The boy’s mysterious disappearance from the family’s lake house makes front-page news in their home town of Opelousas. John Henry and Mary Davenport are wealthy and influential, and will do anything to find their son. For two years, the Davenports search across the South, offer increasingly large rewards and struggle not to give in to despair.

Then, at the moment when all hope seems lost, the boy is found in the company of a tramp.

But is he truly Sonny Davenport? The circumstances of his discovery raise more questions than answers. And when Grace Mill, an unwed farm worker, travels from Alabama to lay claim to the child, newspapers, townsfolk, even the Davenports’ own friends, take sides.

As the tramp’s kidnapping trial begins, and two desperate mothers fight for ownership of the boy, the people of Opelousas discover that truth is more complicated than they’d ever dreamed . . .

Half Moon Lake is Kirsten Alexander’s compelling debut novel, about the parent-child bond, identity, and what it means to be part of a family.


The Girl From Eureka by Cheryl Adnams

Published by Escape – released 12th February

On the sun-drenched goldfields of Eureka, a wild colonial girl and an honour-bound soldier will break all the rules to claim a love worth more than gold …

Ballarat, Australia 1854

Gold miner Indy Wallace wants nothing more than to dig up enough gold to give her mother an easier life. Wild and reckless, and in trouble more often than not, Indy finds herself falling for handsome, chivalrous, British Army Lieutenant Will Marsh. But in the eyes of immigrant miners, soldiers are the enemy.

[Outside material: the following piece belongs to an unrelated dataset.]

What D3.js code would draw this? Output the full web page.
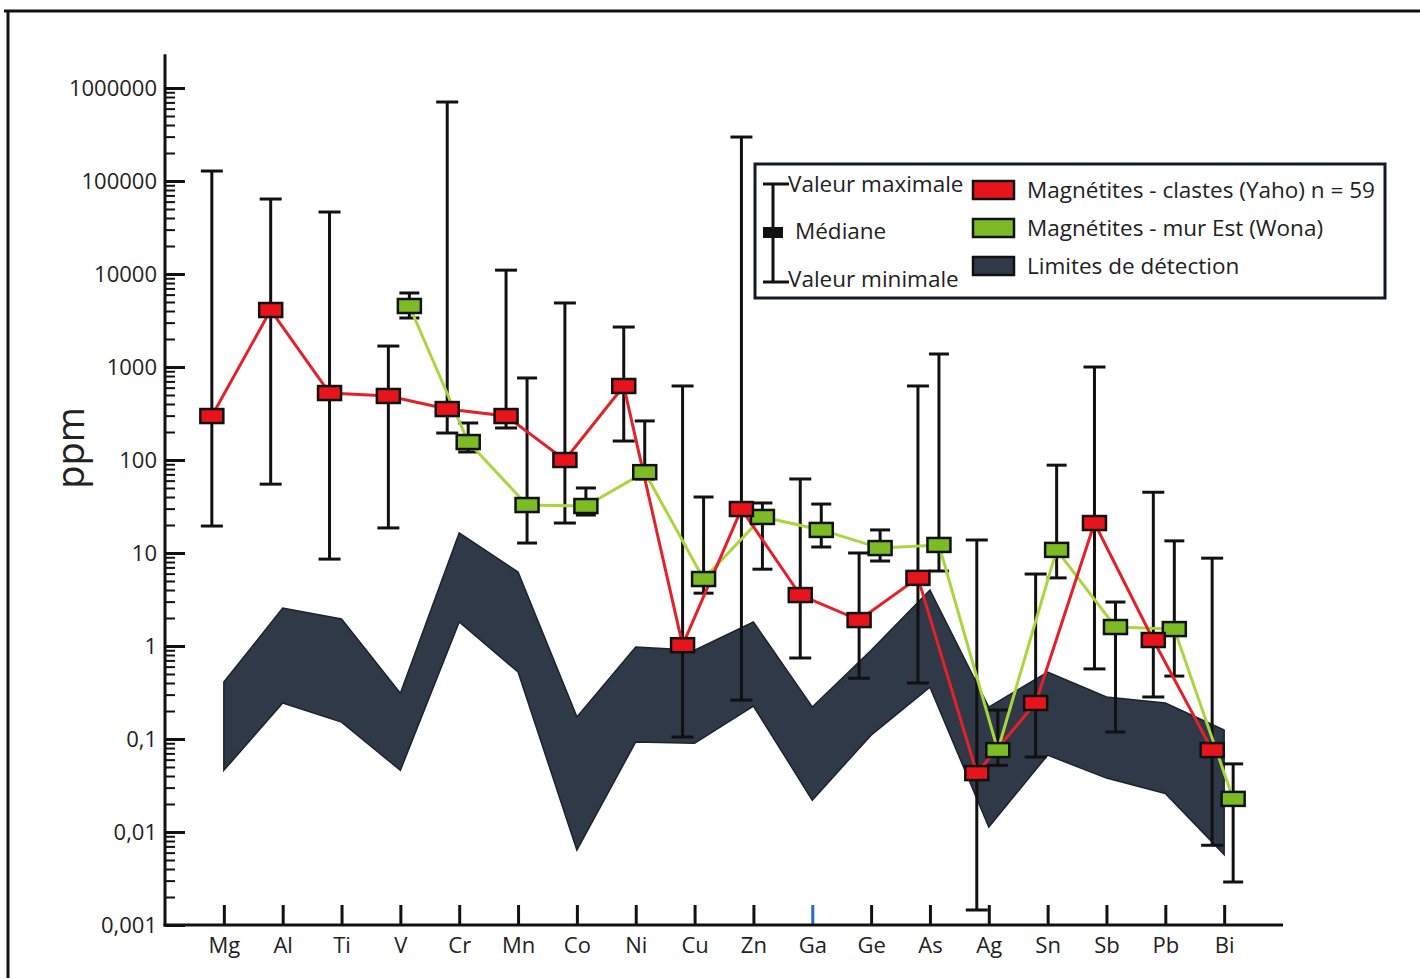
<!DOCTYPE html>
<html><head><meta charset="utf-8">
<script src="https://cdn.jsdelivr.net/npm/d3@7/dist/d3.min.js"></script>
<style>
html,body{margin:0;padding:0;background:#fff;}
svg{display:block;font-family:"Open Sans",sans-serif;}
</style></head>
<body>
<svg id="chart" width="1420" height="978"></svg>
<script>
const elements = ["Mg","Al","Ti","V","Cr","Mn","Co","Ni","Cu","Zn","Ga","Ge","As","Ag","Sn","Sb","Pb","Bi"];
const yAxisTicks = [0.001,0.01,0.1,1,10,100,1000,10000,100000,1000000];
const yAxisLabels = ["0,001","0,01","0,1","1","10","100","1000","10000","100000","1000000"];

// Magnétites - clastes (Yaho) n = 59
const yahoMedian = [297,4100,525,488,353,297,100,625,1.02,29.7,3.53,1.9,5.4,0.043,0.244,21,1.16,0.076];
const yahoMax    = [128000,64000,46400,1680,707000,11000,4880,2690,625,297000,62.5,10,625,13.8,5.94,1000,45,8.8];
const yahoMin    = [19.5,55,8.6,18.6,195,221,21,160,0.105,0.262,0.743,0.45,0.4,0.00145,0.064,0.567,0.283,0.0072];

// Magnétites - mur Est (Wona)
const wonaMedian = [null,null,null,4530,156,32.8,32,74,5.25,24.4,17.7,11.3,12.2,0.076,10.8,1.6,1.52,0.0227];
const wonaMax    = [null,null,null,6250,250,762,50,263,40,34.5,33.6,17.7,1380,0.205,88,2.97,13.5,0.054];
const wonaMin    = [null,null,null,3365,122,12.8,25.6,62.5,3.7,6.7,11.6,8.2,6.4,0.052,5.4,0.119,0.475,0.0029];

// Limites de détection
const detUpper = [0.41,2.56,1.95,0.31,16.4,6.25,0.173,0.975,0.9,1.81,0.221,0.9,4.0,0.22,0.525,0.283,0.244,0.125];
const detLower = [0.046,0.244,0.152,0.046,1.81,0.525,0.0064,0.093,0.09,0.226,0.022,0.11,0.36,0.0113,0.067,0.038,0.026,0.0057];

const legendLeft = ["Valeur maximale","Médiane","Valeur minimale"];
const legendRight = ["Magnétites - clastes (Yaho) n = 59","Magnétites - mur Est (Wona)","Limites de détection"];

const RED = "#e8141c", REDLINE = "#e4202a", GREEN = "#7cbb24", GREENLINE = "#a9d63c", DARK = "#2f3947";

const svg = d3.select("#chart");

// frame
svg.append("line").attr("x1",4).attr("x2",1420).attr("y1",11).attr("y2",11).attr("stroke","#111").attr("stroke-width",3);
svg.append("line").attr("x1",8).attr("x2",8).attr("y1",10).attr("y2",978).attr("stroke","#111").attr("stroke-width",3);

const x = d3.scalePoint().domain(elements).range([165,1283]).padding(1);
const y = d3.scaleLog().domain([0.001,1000000]).range([925,88]);
const yTop = y(2.3e6);

const g = svg.append("g");

// detection band
const band = elements.map((e,i)=>[x(e),y(detUpper[i])]).concat(elements.map((e,i)=>[x(e),y(detLower[i])]).reverse());
g.append("path").attr("d", d3.line()(band) + "Z").attr("fill",DARK).attr("stroke","#1d232c").attr("stroke-width",1.5);

// minor ticks
const minor = [];
for (let k=-3;k<6;k++) for (let m=2;m<=9;m++) minor.push(m*Math.pow(10,k));
const minorAxis = d3.axisLeft(y).tickValues(minor).tickSize(-10).tickFormat("");
const gm = svg.append("g").attr("transform","translate(165,0)").call(minorAxis);
gm.select(".domain").remove();
gm.selectAll(".tick line").attr("stroke","#111").attr("stroke-width",2);

// major y axis
const yAxis = d3.axisLeft(y).tickValues(yAxisTicks).tickSize(-20).tickPadding(8)
  .tickFormat((d,i)=>yAxisLabels[i]);
const gy = svg.append("g").attr("transform","translate(165,0)").call(yAxis);
gy.select(".domain").remove();
gy.selectAll(".tick line").attr("stroke","#111").attr("stroke-width",3);
gy.selectAll(".tick text").attr("font-size",22).attr("fill","#222").attr("font-family","Open Sans");
svg.append("line").attr("x1",165).attr("x2",165).attr("y1",yTop).attr("y2",926.5).attr("stroke","#111").attr("stroke-width",3);

// x axis
const xAxis = d3.axisBottom(x).tickSize(-20).tickPadding(12);
const gx = svg.append("g").attr("transform","translate(0,925)").call(xAxis);
gx.select(".domain").remove();
gx.selectAll(".tick line").attr("stroke",d=>d==="Ga"?"#1c6fc4":"#111").attr("stroke-width",3);
gx.selectAll(".tick text").attr("font-size",22).attr("fill","#222").attr("font-family","Open Sans");
svg.append("line").attr("x1",163.5).attr("x2",1283).attr("y1",925).attr("y2",925).attr("stroke","#111").attr("stroke-width",3);

// y label
svg.append("text").attr("transform","translate(84,448) rotate(-90)").attr("text-anchor","middle")
  .attr("font-size",38).attr("fill","#222").text("ppm");

const RED_OFF = -12, GREEN_OFF = 9;

function drawSeries(med, mx, mn, off, capW, fill, lineCol, rectW, rectH) {
  const idx = elements.map((e,i)=>i).filter(i=>med[i]!==null);
  const gs = g.append("g");
  idx.forEach(i=>{
    const cx = x(elements[i])+off;
    gs.append("line").attr("x1",cx).attr("x2",cx).attr("y1",y(mx[i])).attr("y2",y(mn[i])).attr("stroke","#111").attr("stroke-width",3);
    gs.append("line").attr("x1",cx-capW/2).attr("x2",cx+capW/2).attr("y1",y(mx[i])).attr("y2",y(mx[i])).attr("stroke","#111").attr("stroke-width",3);
    gs.append("line").attr("x1",cx-capW/2).attr("x2",cx+capW/2).attr("y1",y(mn[i])).attr("y2",y(mn[i])).attr("stroke","#111").attr("stroke-width",3);
  });
  return {idx, off, fill, lineCol, rectW, rectH, med};
}
const sR = drawSeries(yahoMedian,yahoMax,yahoMin,RED_OFF,22,RED,REDLINE,23,14);
const sG = drawSeries(wonaMedian,wonaMax,wonaMin,GREEN_OFF,20,GREEN,GREENLINE,23,14);

function drawLine(s){
  const pts = s.idx.map(i=>[x(elements[i])+s.off, y(s.med[i])]);
  g.append("path").attr("d",d3.line()(pts)).attr("fill","none").attr("stroke",s.lineCol).attr("stroke-width",3);
}
function drawMarks(s){
  s.idx.forEach(i=>{
    const cx = x(elements[i])+s.off, cy = y(s.med[i]);
    g.append("rect").attr("x",cx-s.rectW/2).attr("y",cy-s.rectH/2).attr("width",s.rectW).attr("height",s.rectH)
      .attr("fill",s.fill).attr("stroke","#111").attr("stroke-width",2.5);
  });
}
drawLine(sG); drawLine(sR);
drawMarks(sG); drawMarks(sR);

// legend
const lg = svg.append("g");
lg.append("rect").attr("x",755).attr("y",164).attr("width",630).attr("height",134).attr("fill","#fff").attr("stroke","#111a2a").attr("stroke-width",3);
lg.append("line").attr("x1",773).attr("x2",773).attr("y1",184).attr("y2",282).attr("stroke","#111").attr("stroke-width",3);
lg.append("line").attr("x1",763).attr("x2",789).attr("y1",184).attr("y2",184).attr("stroke","#111").attr("stroke-width",3);
lg.append("line").attr("x1",763).attr("x2",789).attr("y1",282).attr("y2",282).attr("stroke","#111").attr("stroke-width",3);
lg.append("rect").attr("x",763).attr("y",227).attr("width",20).attr("height",11).attr("fill","#111");
const leftX = [788,795,788], rowY = [192,239,287];
legendLeft.forEach((t,i)=>{
  lg.append("text").attr("x",leftX[i]).attr("y",rowY[i]).attr("font-size",22.5).attr("fill","#222").text(t);
});
const swCols = [RED,GREEN,DARK], swY = [181,219,257];
legendRight.forEach((t,i)=>{
  lg.append("rect").attr("x",973).attr("y",swY[i]).attr("width",41).attr("height",18).attr("fill",swCols[i]).attr("stroke","#111").attr("stroke-width",2.5);
  lg.append("text").attr("x",1027).attr("y",swY[i]+17).attr("font-size",22.5).attr("fill","#222").text(t);
});
</script>
</body></html>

Will has been posted to Ballarat with a large contingent of Her Majesty’s Army to protect the Crown gold and keep the peace. But once he meets rebellious Indy, he doubts he’ll ever be at peace again. As Will and Indy’s attraction grows, their loyalties are tested when the unrest between miners and the military reaches breaking point.

On opposite sides of the escalating conflict, can their love survive their battle of ideals? And will any of them survive the battle of the Eureka Stockade?


Saving You by Charlotte Nash

Published by Hachette Australia

Three escaped pensioners. One single mother. A road trip to rescue her son. The new emotionally compelling page-turner by Australia’s Charlotte Nash

In their tiny pale green cottage under the trees, Mallory Cook and her five-year-old son, Harry, are a little family unit who weather the storms of life together. Money is tight after Harry’s father, Duncan, abandoned them to expand his business in New York. So when Duncan fails to return Harry after a visit, Mallory boards a plane to bring her son home any way she can.

During the journey, a chance encounter with three retirees on the run from their care home leads Mallory on an unlikely group road trip across the United States. Zadie, Ernie and Jock each have their own reasons for making the journey and along the way the four of them will learn the lengths they will travel to save each other – and themselves.